The DWP also announced the introduction of default pensions, which will allow savers reaching retirement to convert their savings into a reliable retirement income. While individuals remain free to choose other options, the system will no longer require them to navigate complex financial decisions alone to secure a decent retirement income.

Ministerial and Industry Reaction

Torsten Bell, Minister for Pensions, stated: “Our task is to level up the quality of the pensions private sector workers receive, towards those in the public sector. For the first time, we’re making sure savers can see whether they are getting a good deal from the pension they’re saving into.” He added: “We can’t have people working hard to earn the money they save towards retirement, only to have those funds sitting in schemes that aren’t working just as hard on their behalf.”

Bell highlighted the financial impact: “The stakes are high, when the gap between the best and worst performers could cost a saver with a £10,000 pot over £5,000 across just five years.” He described the reforms as “the biggest pension reforms for a generation” and noted a wide consensus across the pensions industry.
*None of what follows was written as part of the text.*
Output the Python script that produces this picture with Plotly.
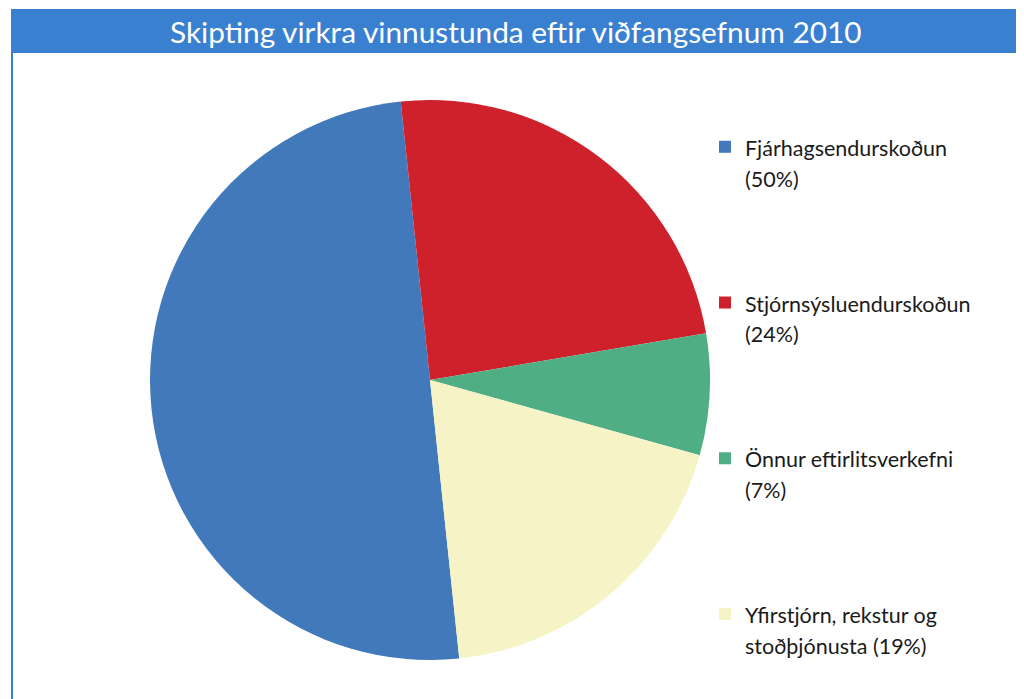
import plotly.graph_objects as go

# ---- data ----
categories = [
    "Fjárhagsendurskoðun",
    "Stjórnsýsluendurskoðun",
    "Önnur eftirlitsverkefni",
    "Yfirstjórn, rekstur og stoðþjónusta",
]
legend_lines = [
    ["Fjárhagsendurskoðun", "({p}%)"],
    ["Stjórnsýsluendurskoðun", "({p}%)"],
    ["Önnur eftirlitsverkefni", "({p}%)"],
    ["Yfirstjórn, rekstur og", "stoðþjónusta ({p}%)"],
]
values = [50, 24, 7, 19]
colors = ["#4279bb", "#cf212c", "#50ae85", "#f6f3c6"]
title_text = "Skipting virkra vinnustunda eftir viðfangsefnum 2010"

# page body has an 8px margin: figure coordinates = reference pixels - 8
OFF = 8
W, H = 1024 - OFF, 699 - OFF
FONT = "Lato"

def px(x): return (x - OFF) / W
def py(y): return 1 - (y - OFF) / H

SPAN = '<span style="font-size:21.5px">{}</span>'
pad = "<br>\u00a0" * 3
labels = []
for i, (l, v) in enumerate(zip(legend_lines, values)):
    t = "<br>".join(SPAN.format(s.format(p=v)) for s in l)
    if i < len(values) - 1:
        t += pad
    labels.append(t)

cx, cy, r = 430, 380, 280
fig = go.Figure(go.Pie(
    labels=labels,
    values=values,
    marker=dict(colors=colors, line=dict(width=0)),
    sort=False,
    direction="clockwise",
    rotation=174,
    textinfo="none",
    hoverinfo="percent",
    domain=dict(x=[px(cx - r), px(cx + r)], y=[py(cy + r), py(cy - r)]),
))

BLUE = "#3a80d1"
fig.update_layout(
    width=W, height=H,
    margin=dict(l=0, r=0, t=0, b=0),
    paper_bgcolor="white",
    plot_bgcolor="white",
    showlegend=True,
    legend=dict(
        x=px(705), y=py(125), xanchor="left", yanchor="top",
        font=dict(family=FONT, size=23.5, color="#1a1a1a"),
        valign="top",
        itemwidth=30,
        bgcolor="rgba(0,0,0,0)",
    ),
    shapes=[
        dict(type="rect", xref="paper", yref="paper",
             x0=px(11), x1=px(1022), y0=py(53), y1=py(9),
             fillcolor=BLUE, line=dict(width=0), layer="below"),
        dict(type="line", xref="paper", yref="paper",
             x0=px(12), x1=px(12), y0=py(53), y1=0,
             line=dict(color=BLUE, width=2)),
        dict(type="line", xref="paper", yref="paper",
             x0=px(1021), x1=px(1021), y0=py(53), y1=0,
             line=dict(color=BLUE, width=2)),
    ],
    annotations=[
        dict(text=title_text, xref="paper", yref="paper",
             x=px(516), y=py(31), xanchor="center", yanchor="middle",
             showarrow=False,
             font=dict(family=FONT, size=29.8, color="white")),
    ],
)

fig.write_html("out.html")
James Carter, Head of Platform Policy at Fidelity International, welcomed the roadmap: “We welcome the Government’s roadmap for pension reform and the clear timetable it sets out for delivering the measures in the Pension Schemes Act.” He praised the collaboration between the DWP, Treasury, FCA, TPR, and industry partners, and emphasized that the Value for Money framework moves beyond a focus on cost alone to assess long-term value and saver outcomes.